Tra l'altro, tra Grillo e Santoro in passato c'è stato un filo diretto, di stima reciproca, come conferma il conduttore stesso.
"Buoni politici fanno buone leggi e cattivi politici fanno cattive leggi. Io nella politica ho sempre creduto. Tanto che quando Grillo, non ancora in politica, mi chiamava per dirmi “tu hai una forza politica immensa nelle mani”, io gli dicevo “non è la tv che deve cambiare il sistema”. Grillo ha messo in pratica quello che consigliava di fare a me".
Ma sono tanti i "personaggi" politici creati da Santoro, che difatti ne va fiero.
Lei ha creato anche De Magistris e Ciancimino icona anti- mafia. Orgoglioso anche di questo?

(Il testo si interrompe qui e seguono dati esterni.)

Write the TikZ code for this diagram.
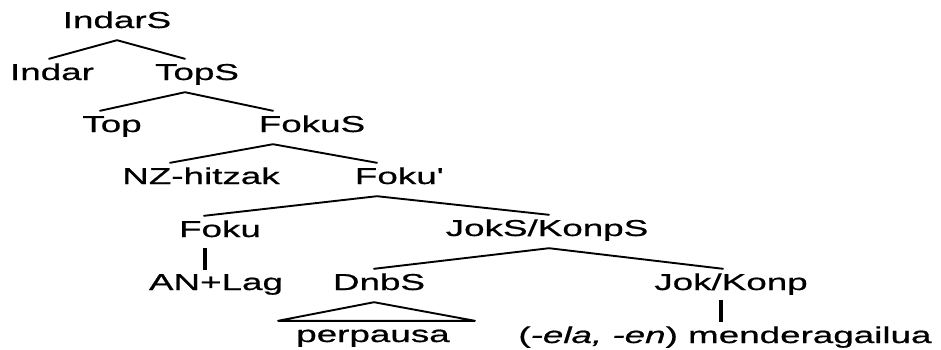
\documentclass[tikz,border=0pt]{standalone}
\usepackage{fontspec}
\setmainfont{Liberation Sans}[FakeStretch=1.6, FakeBold=0.7]
\usepackage{tikz}
\usetikzlibrary{positioning}

\begin{document}
\begin{tikzpicture}[x=1pt, y=-1pt,
    font=\fontsize{23}{27}\selectfont,
    cat/.style={anchor=base, inner xsep=0pt, inner ysep=7pt,
                text height=14pt, text depth=5pt},
    branch/.style={line width=1.9pt, line cap=round, line join=round},
    stem/.style={line width=4pt}]
  \useasboundingbox (0,0) rectangle (941,349);
  % Categories, row by row
  \node[cat] (indars)  at (117,28)  {IndarS};
  \node[cat] (indar)   at (52,80)   {Indar};
  \node[cat] (tops)    at (197,80)  {TopS};
  \node[cat] (top)     at (112,132) {Top};
  \node[cat] (fokus)   at (312,132) {FokuS};
  \node[cat] (nz)      at (201,184) {NZ-hitzak};
  \node[cat] (fokubar) at (398,184) {Foku\textquotesingle};
  \node[cat] (foku)    at (220,237) {Foku};
  \node[cat] (joks)    at (547,236) {JokS/KonpS};
  \node[cat] (anlag)   at (216,290) {AN+Lag};
  \node[cat] (dnbs)    at (379,290) {DnbS};
  \node[cat] (jok)     at (731,290) {Jok/Konp};
  \node[cat] (perp)    at (373,342) {perpausa};
  \node[cat] (mend)    at (725,343) {(\textit{-ela, -en}) menderagailua};
  % Branches
  \draw[branch] ([xshift=-3pt]indar.north) -- (indars.south)
    -- ([xshift=-12pt]tops.north);
  \draw[branch] ([xshift=-12pt]top.north) -- ([xshift=-12pt]tops.south)
    -- ([xshift=-39pt]fokus.north);
  \draw[branch] ([xshift=-31pt]nz.north) -- ([xshift=-39pt]fokus.south)
    -- ([xshift=-21pt]fokubar.north);
  \draw[branch] ([xshift=-16pt]foku.north) -- ([xshift=-21pt]fokubar.south)
    -- ([xshift=2pt]joks.north);
  \draw[branch] ([xshift=-5pt]dnbs.north) -- ([xshift=2pt]joks.south)
    -- ([xshift=-8pt]jok.north);
  % Unary branches
  \draw[stem] ([xshift=-15pt,yshift=1pt]foku.south)
    -- ([xshift=-11pt,yshift=-1pt]anlag.north);
  \draw[stem] ([xshift=-10pt,yshift=2pt]jok.south)
    -- ([xshift=-4pt]mend.north);
  % Triangle over the clause
  \draw[branch] ([xshift=-5pt]dnbs.south) -- ([xshift=-18pt]perp.north west)
    -- ([xshift=25pt]perp.north east) -- cycle;
\end{tikzpicture}
\end{document}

"De Magistris era una bellissima storia, andava raccontata. Ciancimino icona non lo abbiamo creato noi, succede a chiunque va in tv. Se vuoi capire qualcosa di mafia, con chi vuoi parlare? Prenda il caso Vespa, l’intervista al figlio di Riina l’avrei fatta anch’io. Non è colpa di Riina junior se non è venuta come l’intervista di Biagi al boss Luciano Liggio".
Santoro però ha voglia di parlare anche del referendum previsto per il prossimo autunno, che potrebbe decidere le sorti del Governo.
"Ai 5stelle dico: non basta fare le pulci a Renzi e dire sempre no. Per esempio, se vincete il referendum cosa fate? Ditecelo ora. Perché se volete lasciare il pallino a D’Alema e al governo Padoan, non servite a niente. Per paradossale che sia, possiamo sperare solo che Renzi e i 5stelle ce le facciano. Tutto il resto è restaurazione".
Infine, il conduttore se la sente di dire la sua anche sulla vicenda molto dibattuta delle nomine Rai, che a suo avviso poteva essere trattata diversamente ma che è ben lontana dall'oscurantismo berlusconiano.
"Se parla del Tg3, penso che dopo sette anni ci stia un passaggio di mano, ma una maggiore attenzione ai tempi e ai modi non avrebbe guastato. Parlare però di editti alla Berlusconi non ha senso. Berlusconi controllava un monopolio, oggi il rischio non c’è. Piuttosto, vedo nel renzismo televisivo un desiderio di ordine, anche in senso buono, di enfasi sui buoni e le belle notizie, ma il servizio pubblico non è pedagogia".